Carlos Menem y Eduardo Angeloz ya eran los candidatos del peronismo y la UCR desde julio. El segundo se había impuesto con tranquilidad en la interna radical, pero la victoria de Menem contra Cafiero fue un cimbronazo. Pocos apostaban a que un caudillo del interior venciera a un gobernador de la provincia de Buenos Aires que lideraba la oposición. Los radicales creían que Menem era un candidato más fácil de vencer que Cafiero. El empresariado veía con buenos ojos el programa de ajuste de Angeloz, pero el candidato tenía el lastre de representar a un oficialismo desgastado, y no había buenos augurios para un plan que implicaba mayor conflictividad con los sindicatos. Menem era una incógnita y el establishment se convenció de que, bajo el imperio del Estado de derecho, el programa podía aplicarse únicamente con un presidente que pusiera en caja a la CGT, o sea, un presidente peronista. La distancia entre la fecha de las elecciones y la entrega del mando, casi siete meses, era un mal presagio. El plazo contemplaba la reunión del Colegio Electoral, que quizás fuera trabada, pero antes que eso buscaba darle aire a la candidatura radical en el desbarranque de la economía, que sumó la crisis energética a fines de 1988.

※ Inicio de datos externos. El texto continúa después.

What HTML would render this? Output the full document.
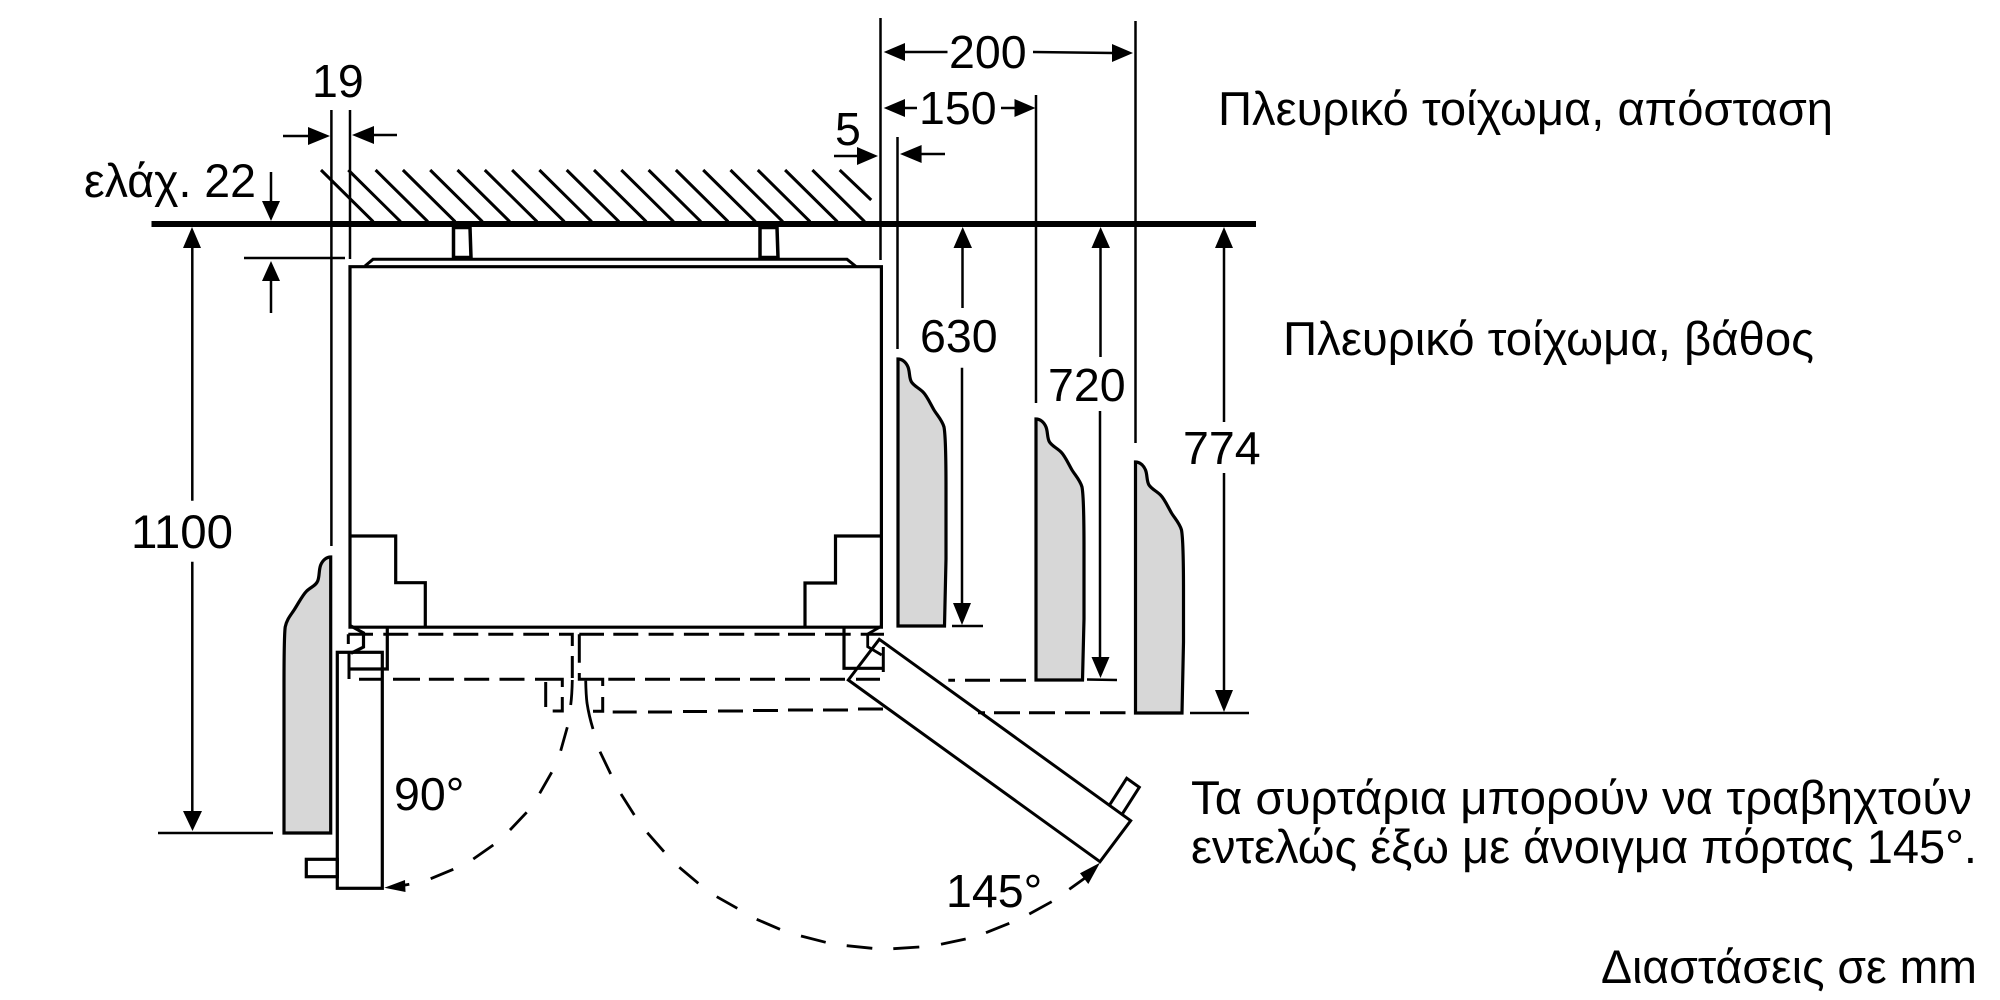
<!DOCTYPE html>
<html><head><meta charset="utf-8"><style>
html,body{margin:0;padding:0;background:#fff;width:2000px;height:1000px;overflow:hidden}
svg{display:block}
text{font-family:"Liberation Sans","DejaVu Sans",sans-serif;font-size:47px;fill:#000}
text.n{font-size:46.5px}
</style></head><body>
<svg width="2000" height="1000" viewBox="0 0 2000 1000" xmlns="http://www.w3.org/2000/svg">
<rect width="2000" height="1000" fill="#fff"/>
<!-- grey walls -->
<g fill="#d7d7d7" stroke="#000" stroke-width="3.2" stroke-linejoin="miter">
<path transform="translate(898,359)" d="M0 0C4 0 8 3 10 8C12 13 11 19 13.500 23C16 27 21 29 25 33C29 37 32 44 36 51C39 56 44 61 46 68C47.500 76 48 100 48 130L48 200L46.500 267H0Z"/>
<path transform="translate(1036,419)" d="M0 0C4 0 8 3 10 8C12 13 11 19 13.500 23C16 27 21 29 25 33C29 37 32 44 36 51C39 56 44 61 46 68C47.500 76 48 100 48 130L48 200L46.500 261H0Z"/>
<path transform="translate(1135.500,462)" d="M0 0C4 0 8 3 10 8C12 13 11 19 13.500 23C16 27 21 29 25 33C29 37 32 44 36 51C39 56 44 61 46 68C47.500 76 48 100 48 130L48 180L46.500 251H0Z"/>
<path transform="translate(330.700,557) scale(-1,1)" d="M0 0C4 0 8 3 10 8C12 13 11 19 13 24C15 29 20 30 24 34C28 38 31 44 36 52C39 57 44 62 45.500 70C46.500 78 46.700 100 46.700 130V276H0Z"/>
</g>
<!-- main wall -->
<rect x="151.500" y="221" width="1104.500" height="6" fill="#000"/>
<!-- hatch -->
<path fill="none" stroke="#000" stroke-width="3" d="M321 170l52.300 51.700M348.300 170l52.300 51.700M375.600 170l52.300 51.700M402.900 170l52.300 51.700M430.200 170l52.300 51.700M457.500 170l52.300 51.700M484.800 170l52.300 51.700M512.100 170l52.300 51.700M539.400 170l52.300 51.700M566.700 170l52.300 51.700M594 170l52.300 51.700M621.300 170l52.300 51.700M648.600 170l52.300 51.700M675.900 170l52.300 51.700M703.200 170l52.300 51.700M730.500 170l52.300 51.700M757.800 170l52.300 51.700M785.100 170l52.300 51.700M812.400 170l52.300 51.700M839.700 170l31.500 30"/>
<!-- fridge body -->
<g fill="none" stroke="#000" stroke-width="3.200">
<path d="M350 266.700H881.400V627.200H350Z"/>
<path d="M365 266L373 259.300H847L856 266.500" stroke-width="3"/>
<path d="M453.500 227.500H470L471 257.500H453.500Z" stroke-width="3.500"/>
<path d="M760 227.500H777L778 257.500H760Z" stroke-width="3.500"/>
<path d="M350 536H395.700V582.700H425.300V627"/>
<path d="M881 536H835.500V583H805V627"/>
<path d="M387.300 627V669H350"/>
<path d="M844 627V668.300H884"/>
<path d="M350 625.500L363.500 633V647L351 653.300"/>
<path d="M881.700 626L867.700 634V646.700L881.700 655" stroke-width="2.800"/>
<path d="M883.300 647V672" stroke-width="3"/>
<path d="M349 653V679" stroke-width="3"/>
<!-- 90 door -->
<rect x="337.300" y="652.300" width="45" height="236"/>
<rect x="306.300" y="859.300" width="31" height="17.400"/>
<!-- 145 door -->
<path d="M879.300 639.300L1130.700 820.700L1100 861.700L848.300 680Z" stroke-width="3"/>
<path d="M1110 804.300L1126.700 778.300L1139.300 787.300L1122.700 813.300" stroke-width="3"/>
</g>
<!-- dashes -->
<path fill="none" stroke="#000" stroke-width="3" d="
M348.300 634.300H373M383.300 634.300H408.300M418.300 634.300H443.300M453.300 634.300H478.300M488.300 634.300H513.300M523.300 634.300H549M559 634.300H572.300V646M572.300 656V678
M348.300 634.300V644
M579.300 634.300V662.700M579.300 673V679.300H602.700V686M602.700 697V711.300H593
M579.300 634.300H604M613.300 634.300H638.300M648.600 634.300H673.600M683.900 634.300H708.900M719.200 634.300H744.200M754.500 634.300H779.500M788 634.300H815M825 634.300H850.700M860.700 634.300H884
M359 679.300H383M393 679.300H420M428.900 679.300H453.900M464.200 679.300H489.200M499.500 679.300H524.500M535 679.300H562.300V687M562.300 697V711H552.700M545.700 682V707
M608.300 679.300H635M645 679.300H670M680 679.300H705M715 679.300H740M750 679.300H775M785 679.300H810M820 679.300H845M856 679.300H880
M948.300 680.300H955M965 680.300H990M1000 680.300H1026
M612.700 712H636.700M648 712H672M683 711.500H707M718 711H743M753 710.500H778M788 710H813M823 710H848M858 709H883
M978 712.700H985M994 712.700H1020M1029 712.700H1055M1065 712.700H1090M1100 712.700H1125.500
"/>
<!-- arcs -->
<path fill="none" stroke="#000" stroke-width="2.800" d="
M570.700 705Q572 695 572.300 680M567.300 727.300L560.700 750.700M551.700 772.300L539.700 793.300M526.700 812.300L510 830M493.300 845L473.300 859M453.300 869.300L430.700 878.700M409.300 884.300L400 886
M585.700 680.700Q586 695 587 703Q589 716 593 729M600 751.700L610.700 774M621 794L634.300 815M647.300 832.700L664 851.700M679.300 867.300L698.300 883.300M716.700 896.700L737.300 908.300
M756.700 919.300L780 929.300M801 936L825.700 942.300M846.700 945.700L872.300 948.300M893.300 948.700L919.300 947M941 944.300L965.700 939M986 932.700L1009.300 923.300M1029.300 914L1051.700 901.700M1069.300 889.300L1085 878
"/>
<polygon points="384.300,887.700 405,880 405.500,892"/>
<polygon points="1100,862.700 1080,873.300 1088.300,884"/>
<!-- dimension lines -->
<path fill="none" stroke="#000" stroke-width="2.500" d="
M331.400 110V546M350 110V259
M880.500 18V260M897.500 137V349M1036 95V403M1135.500 21V443
M283 136H310M374 135H397
M244 258H345M271 172V203M271 279V313
M192.300 246V500.700M192.300 561.700V815M158 833H273
M947.500 52H905M1033 52L1113 53M917 108H905M1001 108H1015M834 156H858M921 154H945
M962.500 246V308M962 367.700V605M952 626H983
M1100.500 246V357M1100 411V659M1087 679.500L1117 680
M1224 246V422M1224 473V692M1190 713H1249
"/>
<g>
<polygon points="330,136 308,127 308,145"/>
<polygon points="352,135 374,126 374,144"/>
<polygon points="271,221 262,201 280,201"/>
<polygon points="271,261 262,281 280,281"/>
<polygon points="192,227 183,248 201,248"/>
<polygon points="192.500,831 183,811 202,811"/>
<polygon points="883.700,52 905,43 905,61"/>
<polygon points="1133,53 1112,44 1112,62"/>
<polygon points="883.700,108 905,99 905,117"/>
<polygon points="1035.500,108 1014.500,99 1014.500,117"/>
<polygon points="878,156 857,147 857,165"/>
<polygon points="900,154 921.600,145 921.600,163"/>
<polygon points="962.700,227 953.500,248 972,248"/>
<polygon points="962,625 953,603 971,603"/>
<polygon points="1100.600,227 1091.500,248 1110,248"/>
<polygon points="1100.500,678 1091.500,657 1109.500,657"/>
<polygon points="1224,227 1215,248 1233,248"/>
<polygon points="1224,712 1215,690 1233,690"/>
</g>
<!-- text -->
<text class="n" x="312" y="97">19</text>
<text x="84" y="197" textLength="172" lengthAdjust="spacingAndGlyphs">ελάχ. 22</text>
<text class="n" x="949" y="68">200</text>
<text class="n" x="919" y="124">150</text>
<text class="n" x="835" y="145">5</text>
<text class="n" x="920" y="352">630</text>
<text class="n" x="1048" y="401">720</text>
<text class="n" x="1183" y="464">774</text>
<text x="131" y="548" textLength="102" lengthAdjust="spacingAndGlyphs">1100</text>
<text class="n" x="394" y="810">90°</text>
<text class="n" x="946" y="907">145°</text>
<text x="1218" y="125" textLength="615" lengthAdjust="spacingAndGlyphs">Πλευρικό τοίχωμα, απόσταση</text>
<text x="1283" y="355" textLength="531" lengthAdjust="spacingAndGlyphs">Πλευρικό τοίχωμα, βάθος</text>
<text x="1191" y="814" textLength="781" lengthAdjust="spacingAndGlyphs">Τα συρτάρια μπορούν να τραβηχτούν</text>
<text x="1191" y="863" textLength="786" lengthAdjust="spacingAndGlyphs">εντελώς έξω με άνοιγμα πόρτας 145°.</text>
<text x="1601" y="983" textLength="376" lengthAdjust="spacingAndGlyphs">Διαστάσεις σε mm</text>
</svg>
</body></html>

Apenas había pasado el sacudón de Villa Martelli cuando comenzaron los cortes de luz programados. La central nuclear de Atucha salió de servicio y se incendió una línea que transportaba energía de El Chocón. El 27 de diciembre, dos bombas de la central hidroeléctrica de Embalse Río Tercero quedaron sin capacidad operativa. A partir de allí se agravó la situación, al punto tal que se restringió la circulación del subte y los canales de televisión acortaron la programación. Así empezó un caluroso 1989, cuyo primer mes dejó la imagen sangrienta de La Tablada.